● **What the exercise asks**: Leave the pictures out, and retype all of the material exactly as written.

─── Information shown ───

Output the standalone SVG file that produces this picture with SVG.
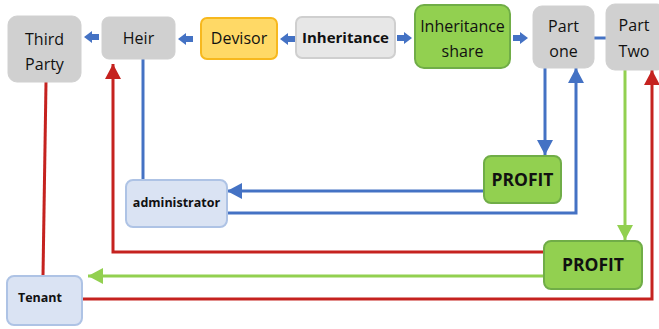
<svg xmlns="http://www.w3.org/2000/svg" width="659" height="329" viewBox="0 0 659 329">
  <style>
    text { font-family: "Open Sans", "Liberation Sans", sans-serif; fill: #111111; text-anchor: middle; }
    .lbl { font-size: 16px; }
    .big { font-size: 17.5px; }
    .b { font-weight: bold; }
    .grey { fill: #d0d0d0; stroke: #d0d0d0; stroke-width: 1; }
    .light { fill: #e7e7e7; stroke: #cfcfcf; stroke-width: 2; }
    .yellow { fill: #ffd966; stroke: #f7b81e; stroke-width: 2; }
    .green { fill: #92d050; stroke: #70ad47; stroke-width: 2; }
    .pale { fill: #dae3f3; stroke: #aec3e5; stroke-width: 2; }
    .blue { stroke: #4472c4; stroke-width: 3; fill: none; }
    .red { stroke: #c5221f; stroke-width: 3; fill: none; }
    .lime { stroke: #92d050; stroke-width: 3; fill: none; }
    .blk { fill: #4472c4; }
  </style>
  <defs>
    <marker id="ahBlue" markerUnits="userSpaceOnUse" markerWidth="15" markerHeight="16" refX="15" refY="8" orient="auto">
      <path d="M0,0 L15,8 L0,16 z" fill="#4472c4"/>
    </marker>
    <marker id="ahRed" markerUnits="userSpaceOnUse" markerWidth="15" markerHeight="16" refX="15" refY="8" orient="auto">
      <path d="M0,0 L15,8 L0,16 z" fill="#c5221f"/>
    </marker>
    <marker id="ahLime" markerUnits="userSpaceOnUse" markerWidth="15" markerHeight="16" refX="15" refY="8" orient="auto">
      <path d="M0,0 L15,8 L0,16 z" fill="#92d050"/>
    </marker>
    <!-- short block arrows, tip at origin -->
    <path id="blockL" d="M0,0 L8,-6 L8,-3 L15,-3 L15,3 L8,3 L8,6 z"/>
    <path id="blockR" d="M0,0 L-8,-6 L-8,-3 L-15,-3 L-15,3 L-8,3 L-8,6 z"/>
  </defs>

  <g id="connectors">
    <!-- top row block arrows -->
    <use href="#blockL" class="blk" x="84" y="37"/>
    <use href="#blockL" class="blk" x="178" y="39"/>
    <use href="#blockL" class="blk" x="280" y="39"/>
    <use href="#blockR" class="blk" x="412" y="38"/>
    <use href="#blockR" class="blk" x="528" y="38"/>
    <line x1="594" y1="38" x2="606" y2="38" class="blue"/>

    <!-- blue flows -->
    <line x1="143" y1="59" x2="143" y2="180" class="blue"/>
    <line x1="545" y1="68" x2="545" y2="155" class="blue" marker-end="url(#ahBlue)"/>
    <line x1="483" y1="191" x2="227" y2="191" class="blue" marker-end="url(#ahBlue)"/>
    <polyline points="227,213 576,213 576,68" class="blue" marker-end="url(#ahBlue)"/>

    <!-- green flows -->
    <line x1="625" y1="70" x2="625" y2="240" class="lime" marker-end="url(#ahLime)"/>
    <line x1="544" y1="276" x2="88" y2="276" class="lime" marker-end="url(#ahLime)"/>

    <!-- red flows -->
    <line x1="46" y1="82" x2="43" y2="276" class="red"/>
    <polyline points="544,252 113,252 113,64" class="red" marker-end="url(#ahRed)"/>
    <polyline points="82,299 652,299 652,70" class="red" marker-end="url(#ahRed)"/>
  </g>

  <g id="third-party">
    <rect x="8" y="16" width="73" height="66" rx="9" class="grey"/>
    <text x="44.5" y="45" class="lbl">Third</text>
    <text x="44.5" y="70" class="lbl">Party</text>
  </g>
  <g id="heir">
    <rect x="102" y="17" width="73" height="42" rx="7" class="grey"/>
    <text x="138.5" y="44" class="lbl">Heir</text>
  </g>
  <g id="devisor">
    <rect x="201" y="18" width="76" height="41" rx="6" class="yellow"/>
    <text x="239" y="44" class="lbl">Devisor</text>
  </g>
  <g id="inheritance">
    <rect x="296" y="17" width="99" height="41" rx="6" class="light"/>
    <text x="345.5" y="43" font-size="15" class="b">Inheritance</text>
  </g>
  <g id="inheritance-share">
    <rect x="415" y="5" width="95" height="63" rx="9" class="green"/>
    <text x="462.5" y="32" class="lbl">Inheritance</text>
    <text x="462.5" y="57" class="lbl">share</text>
  </g>
  <g id="part-one">
    <rect x="533" y="6" width="61" height="62" rx="9" class="grey"/>
    <text x="563.5" y="32" class="lbl">Part</text>
    <text x="563.5" y="57" class="lbl">one</text>
  </g>
  <g id="part-two">
    <rect x="606" y="4" width="60" height="66" rx="9" class="grey"/>
    <text x="634" y="31" class="lbl">Part</text>
    <text x="634" y="57" class="lbl">Two</text>
  </g>
  <g id="profit-one">
    <rect x="484" y="156" width="77" height="47" rx="7" class="green"/>
    <text x="522.5" y="186" class="big b">PROFIT</text>
  </g>
  <g id="administrator">
    <rect x="126" y="180" width="101" height="47" rx="7" class="pale"/>
    <text x="176.5" y="207" font-size="12.5" class="b">administrator</text>
  </g>
  <g id="profit-two">
    <rect x="544" y="241" width="98" height="48" rx="7" class="green"/>
    <text x="593" y="271" class="big b">PROFIT</text>
  </g>
  <g id="tenant">
    <rect x="7" y="276" width="75" height="49" rx="7" class="pale"/>
    <text x="40" y="302" font-size="12.5" class="b">Tenant</text>
  </g>
</svg>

───

● **Answer below**:
Output the standalone SVG file that produces this picture with SVG.
<svg xmlns="http://www.w3.org/2000/svg" width="659" height="329" viewBox="0 0 659 329">
  <style>
    text { font-family: "Open Sans", "Liberation Sans", sans-serif; fill: #111111; text-anchor: middle; }
    .lbl { font-size: 16px; }
    .big { font-size: 17.5px; }
    .b { font-weight: bold; }
    .grey { fill: #d0d0d0; stroke: #d0d0d0; stroke-width: 1; }
    .light { fill: #e7e7e7; stroke: #cfcfcf; stroke-width: 2; }
    .yellow { fill: #ffd966; stroke: #f7b81e; stroke-width: 2; }
    .green { fill: #92d050; stroke: #70ad47; stroke-width: 2; }
    .pale { fill: #dae3f3; stroke: #aec3e5; stroke-width: 2; }
    .blue { stroke: #4472c4; stroke-width: 3; fill: none; }
    .red { stroke: #c5221f; stroke-width: 3; fill: none; }
    .lime { stroke: #92d050; stroke-width: 3; fill: none; }
    .blk { fill: #4472c4; }
  </style>
  <defs>
    <marker id="ahBlue" markerUnits="userSpaceOnUse" markerWidth="15" markerHeight="16" refX="15" refY="8" orient="auto">
      <path d="M0,0 L15,8 L0,16 z" fill="#4472c4"/>
    </marker>
    <marker id="ahRed" markerUnits="userSpaceOnUse" markerWidth="15" markerHeight="16" refX="15" refY="8" orient="auto">
      <path d="M0,0 L15,8 L0,16 z" fill="#c5221f"/>
    </marker>
    <marker id="ahLime" markerUnits="userSpaceOnUse" markerWidth="15" markerHeight="16" refX="15" refY="8" orient="auto">
      <path d="M0,0 L15,8 L0,16 z" fill="#92d050"/>
    </marker>
    <!-- short block arrows, tip at origin -->
    <path id="blockL" d="M0,0 L8,-6 L8,-3 L15,-3 L15,3 L8,3 L8,6 z"/>
    <path id="blockR" d="M0,0 L-8,-6 L-8,-3 L-15,-3 L-15,3 L-8,3 L-8,6 z"/>
  </defs>

  <g id="connectors">
    <!-- top row block arrows -->
    <use href="#blockL" class="blk" x="84" y="37"/>
    <use href="#blockL" class="blk" x="178" y="39"/>
    <use href="#blockL" class="blk" x="280" y="39"/>
    <use href="#blockR" class="blk" x="412" y="38"/>
    <use href="#blockR" class="blk" x="528" y="38"/>
    <line x1="594" y1="38" x2="606" y2="38" class="blue"/>

    <!-- blue flows -->
    <line x1="143" y1="59" x2="143" y2="180" class="blue"/>
    <line x1="545" y1="68" x2="545" y2="155" class="blue" marker-end="url(#ahBlue)"/>
    <line x1="483" y1="191" x2="227" y2="191" class="blue" marker-end="url(#ahBlue)"/>
    <polyline points="227,213 576,213 576,68" class="blue" marker-end="url(#ahBlue)"/>

    <!-- green flows -->
    <line x1="625" y1="70" x2="625" y2="240" class="lime" marker-end="url(#ahLime)"/>
    <line x1="544" y1="276" x2="88" y2="276" class="lime" marker-end="url(#ahLime)"/>

    <!-- red flows -->
    <line x1="46" y1="82" x2="43" y2="276" class="red"/>
    <polyline points="544,252 113,252 113,64" class="red" marker-end="url(#ahRed)"/>
    <polyline points="82,299 652,299 652,70" class="red" marker-end="url(#ahRed)"/>
  </g>

  <g id="third-party">
    <rect x="8" y="16" width="73" height="66" rx="9" class="grey"/>
    <text x="44.5" y="45" class="lbl">Third</text>
    <text x="44.5" y="70" class="lbl">Party</text>
  </g>
  <g id="heir">
    <rect x="102" y="17" width="73" height="42" rx="7" class="grey"/>
    <text x="138.5" y="44" class="lbl">Heir</text>
  </g>
  <g id="devisor">
    <rect x="201" y="18" width="76" height="41" rx="6" class="yellow"/>
    <text x="239" y="44" class="lbl">Devisor</text>
  </g>
  <g id="inheritance">
    <rect x="296" y="17" width="99" height="41" rx="6" class="light"/>
    <text x="345.5" y="43" font-size="15" class="b">Inheritance</text>
  </g>
  <g id="inheritance-share">
    <rect x="415" y="5" width="95" height="63" rx="9" class="green"/>
    <text x="462.5" y="32" class="lbl">Inheritance</text>
    <text x="462.5" y="57" class="lbl">share</text>
  </g>
  <g id="part-one">
    <rect x="533" y="6" width="61" height="62" rx="9" class="grey"/>
    <text x="563.5" y="32" class="lbl">Part</text>
    <text x="563.5" y="57" class="lbl">one</text>
  </g>
  <g id="part-two">
    <rect x="606" y="4" width="60" height="66" rx="9" class="grey"/>
    <text x="634" y="31" class="lbl">Part</text>
    <text x="634" y="57" class="lbl">Two</text>
  </g>
  <g id="profit-one">
    <rect x="484" y="156" width="77" height="47" rx="7" class="green"/>
    <text x="522.5" y="186" class="big b">PROFIT</text>
  </g>
  <g id="administrator">
    <rect x="126" y="180" width="101" height="47" rx="7" class="pale"/>
    <text x="176.5" y="207" font-size="12.5" class="b">administrator</text>
  </g>
  <g id="profit-two">
    <rect x="544" y="241" width="98" height="48" rx="7" class="green"/>
    <text x="593" y="271" class="big b">PROFIT</text>
  </g>
  <g id="tenant">
    <rect x="7" y="276" width="75" height="49" rx="7" class="pale"/>
    <text x="40" y="302" font-size="12.5" class="b">Tenant</text>
  </g>
</svg>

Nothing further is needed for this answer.